Pierre Guyotat l'insoumis

   On attend toujours avec une extrême curiosité littéraire un nouvel ouvrage de Pierre Guyotat. Depuis son Tombeau pour cinq cent mille soldats, en 1967, l'écrivain trace une route singulière, baroque, que même la censure de Éden, éden, éden en 1970 ne viendra aucunement interrompre, comme si, chez ce prophète des temps nouveaux, la nécessité guidait l'inspiration intransigeante. Idiotie, qui paraît en cette rentrée, appartient à son travail plus proprement autobiographique, et fait suite à des volumes comme Formation, ou encore ComaComa qui, rappelons-le, avait été présenté en une lecture publique inoubliable par le metteur en scène Patrice Chéreau. Idiotie, qui arrive aujourd'hui, couvre une période capitale de la vie de Guyotat, avec notamment son incorporation en tant que simple soldat pendant la guerre d'Algérie. Dans un style extraordinaire, comme venu de la nuit des temps, qui s'invente au fur et à mesure, comme pour recréer au présent la violence originelle, Guyotat nous décrit l'agonie de cette jeunesse, la sienne, qui le marquera pour le reste de ses jours, et qui, point tout spécialement intéressant pour nous, lecteurs, marquera aussi son œuvre à venir.
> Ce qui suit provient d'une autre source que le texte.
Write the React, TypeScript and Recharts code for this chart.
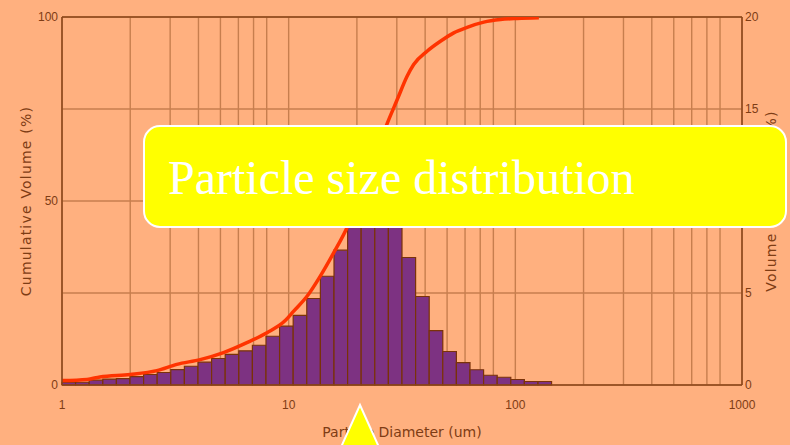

Dans Idiotie, Guyotat fait en effet éclater le cadre de l'autobiographie ; par l'intermédiaire de la scène militaire algérienne, il a déjà un pied dans ce qui sera le théâtre de sa "fiction". L'écriture de Guyotat, c'est ce qui apparaît ici, serait donc née en Algérie, creuset de ses thématiques les plus obsessionnelles et les plus intimes. C'est dans ce désert, où il reviendra souvent après les événements, qu'il sera confronté à ce monde à la fois sordide et burlesque qui n'en finira pas de peupler sa littérature (voir par exemple, récemment, Joyeux animaux de la misère). Dans toute autobiographie, selon moi, doit se tenir l'homme qui se raconte, craignant de se noyer, frêle sujet face au déchaînement des éléments. Guyotat, héritier de Bataille et d'Artaud, a l'art de nous communiquer cette faiblesse impondérable qui, du coup, pourrait être une explication de tout son travail d'écrivain : "pour moi, écrit Guyotat, se remémorant cette longue noyade, il y a un compte à régler, je suis vu comme un complice intérieur, mental, de la Rébellion, de la subversion, de ses massacres, de sa victoire, du déshonneur de l'Armée, de la perte de l'Empire. Rester tendu en prévision du pire, ainsi vivé-je depuis l'enfance." 

Pierre Guyotat, Idiotie. Éd. Grasset, coll. "Figures".